People tell me, this is a picture of one of the first shows at 9:30 club in D.C. I can't say, I never been there. But look at that: these kids look really young! Must've been a great time.

When I started to study at university the list grew longer, I earned some money and was able to buy more records (this is surely a junkie’s story) and I finally met people, who could tell me about this kind of music (they read Maximum Rock’n’roll), I found fanzines and punkconcerts. Or they found me. Anyway, in my second year at university I started my own fanzine together with two friends and it was great. I met a lot of fine people that way, some of them became close friends up to this day. And this is really what it was about. And this is also what this CD-Box documents – a bunch of people doing something. Sometimes it doesn’t work out, as in my case. Other times it turns into something great, as in the case of Dischord.

Ian MacKaye fronting Minor Threat many years ago.

Ian MacKaye fronting Fugazi not so many years ago.

If you are just slightly interested in punk or hardcore-music you will have heard of Dischord records. If you are like me, then Dischord will make up an important part of your record collection. Then you’ll know about the “revolution summer”, “Inner ear studios”, “the Dischord house” and so on. But the 134-pages book will tell you all about it. There is two pages to each and every band on the 2CD-sampler (one page text, one photo) and you’ll read about all the history of the bands, get some anecdotes and all kinds of information. As it is with things of this sort, nostalgia blurs the stories a lot and after all, you don’t want to badmouth anybody after such a long time, so all the struggles, the break-ups are all touched rather loosely. For instance there is no mentioning of the various re-formations of Dag Nasty (then again, they don’t touch Dischord) and the whole “straight edge”-thing is only mentioned insofar as the name was coined by Minor Threat and there is also the story of the cross-marked hands found their way to the east-cost. There is also no mentioning about the years in the late Nineties, when the releases of Dischord proper dwindled down to just three bands (Fugazi, Lungfish and Bluetip – all of them take their time to produce quality records) and the label itself got out of the focus of its old-time-fans. Actually, the reason was not lack of talent or bands around, but rather that a lot of other labels started to exist, formed after the ideal of Dischord, such as DeSoto, Slwodime, Simple Machines, a.o. All of them documented their own various scenes, subscenes and communities and Dischord helped out with distribution. If you definitely want to nitpick on something then you might say that the whole thing is so idiosyncratic that you can’t really find any strong connections to the world outside of D.C. or Dischord records. But maybe that was the whole point – a perfect little world with a big attraction that can really suck you in.
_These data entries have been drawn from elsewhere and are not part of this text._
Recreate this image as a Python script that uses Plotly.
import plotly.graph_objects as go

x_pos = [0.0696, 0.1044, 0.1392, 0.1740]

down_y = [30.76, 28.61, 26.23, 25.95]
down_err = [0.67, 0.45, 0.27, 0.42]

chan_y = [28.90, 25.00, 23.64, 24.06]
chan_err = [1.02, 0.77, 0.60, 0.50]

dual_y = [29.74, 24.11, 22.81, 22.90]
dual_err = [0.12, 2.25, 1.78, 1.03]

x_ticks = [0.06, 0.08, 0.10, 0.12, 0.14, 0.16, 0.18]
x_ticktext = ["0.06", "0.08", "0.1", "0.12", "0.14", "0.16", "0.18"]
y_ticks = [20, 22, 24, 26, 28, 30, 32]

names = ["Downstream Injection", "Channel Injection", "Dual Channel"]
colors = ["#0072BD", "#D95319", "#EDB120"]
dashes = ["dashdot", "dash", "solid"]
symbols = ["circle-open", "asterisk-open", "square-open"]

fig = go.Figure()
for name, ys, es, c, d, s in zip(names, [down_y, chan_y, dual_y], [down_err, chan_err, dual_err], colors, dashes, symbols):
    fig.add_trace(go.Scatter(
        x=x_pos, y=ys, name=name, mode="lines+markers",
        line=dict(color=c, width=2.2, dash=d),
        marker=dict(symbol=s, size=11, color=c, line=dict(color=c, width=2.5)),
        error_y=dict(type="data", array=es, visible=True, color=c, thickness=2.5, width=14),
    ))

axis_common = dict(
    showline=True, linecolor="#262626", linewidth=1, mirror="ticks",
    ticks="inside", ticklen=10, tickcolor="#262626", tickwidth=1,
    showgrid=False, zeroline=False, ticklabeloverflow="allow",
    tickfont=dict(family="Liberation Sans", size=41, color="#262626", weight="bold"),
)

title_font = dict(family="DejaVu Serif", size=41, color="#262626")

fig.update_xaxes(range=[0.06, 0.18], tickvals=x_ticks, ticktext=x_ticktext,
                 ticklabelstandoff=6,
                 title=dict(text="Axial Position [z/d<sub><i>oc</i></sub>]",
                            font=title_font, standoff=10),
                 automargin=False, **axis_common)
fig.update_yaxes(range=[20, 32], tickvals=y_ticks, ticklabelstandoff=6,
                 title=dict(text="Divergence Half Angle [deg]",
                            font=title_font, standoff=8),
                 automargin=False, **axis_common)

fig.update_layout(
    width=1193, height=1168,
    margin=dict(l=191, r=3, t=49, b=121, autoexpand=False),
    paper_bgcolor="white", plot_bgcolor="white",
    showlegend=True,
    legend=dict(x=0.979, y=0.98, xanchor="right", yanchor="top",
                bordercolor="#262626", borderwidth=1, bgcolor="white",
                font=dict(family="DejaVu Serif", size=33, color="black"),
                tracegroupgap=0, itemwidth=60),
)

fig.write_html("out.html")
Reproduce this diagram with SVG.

Probably the best selling record in Dischords history (compiling Minor Threats first 2 7"es.) 

The first two CDs give you a time-travel in fifty songs from the aggressive, wild years of hardcore-punk in the early Eighties up to the more refined and structured emo-core of the late Nineties up to the eclectic experiments of recent years (e.g. by El Guapo). I don’t have to mention any names because they are ALL on here. And listening to it, you’ll see that two things that never got lost on the way are integrity and honesty. And that is what kept me, and surely thousands of other people around the globe, closely tied to Dischord and what was going on there, on the other side of the globe. If I remember now, how many times I told people about a genius band called Circus Lupus without any effect (because the records were so hard to get.) Or I do  remember how I nearly started to cry for joy when I found the very first LP by Lungfish (the split with simple machines) and put it on and it was so great. 

Or when I found the Soulside-7” on a record-fair for a good price. And when I finally met Fred Erskine in person (then with The Boom and later on with June of 44) and I wanted to tell him how much I loved all the bands he had played with and couldn’t find the right words but he was nice anyway and talked to me as if I wasn’t a mumbling idiot. (I did another fanzine back then and interviews were always somewhere between chaotic and idiotic but the one with The Boom turned out great.) These were times I really like to think back now and then, because life was so great back then and I didn’t know it.

I’d like to know how many people buy this CD-Box even though they already own all the records and music that is on CD 1 and 2? Maybe a lot. Because the book and CD3 are definitely worth the 23 Euros. CD3 features all sorts of unreleased and rare stuff by all the old bands plus 6 live clips playable on your computer. All in all this CD-Box is a great document about a small place and what happened there in the last decades. Make no mistake, it ain’t over yet. But it is also so much more. It is living proof that good things can happen and that they do last. It is full of beautiful memories, little jokes (for instance the cover of the book which shows Ian MacKaye and Jeff Nelson in the Dischord offices back then and now and not a lot has changed really – except that grown up men shouldn’t wear shorts) and anecdotes (Hägen Dasz will never be the same again) and history. If you get hold of this box, please treat it kindly, refer to Dischord and what it stands for as something rare and good and please do not use it to make up factoid-quizzes with your punk-rock-friends. This is not just some discography with value for people interested in punk-history but rather an example for everyone how thins can work out some times. The book in here isn't called "Putting DC on the map" for nothing, because DC and Dischord has become a prime example for how things can be. Let Dischord take you on a trip through time and space (if you’re not a DC-resident) and enjoy the picture of a perfect world.  

I found this cover (on the internet of course). Look, isn't that Ian MacKaye on the right hand side?

P.S.: Maybe you shouldn’t listen to me. Someone, who bought each and every record wearing the Dischord-logo without blinking twice no matter what it was, is bound to be subjective as hell.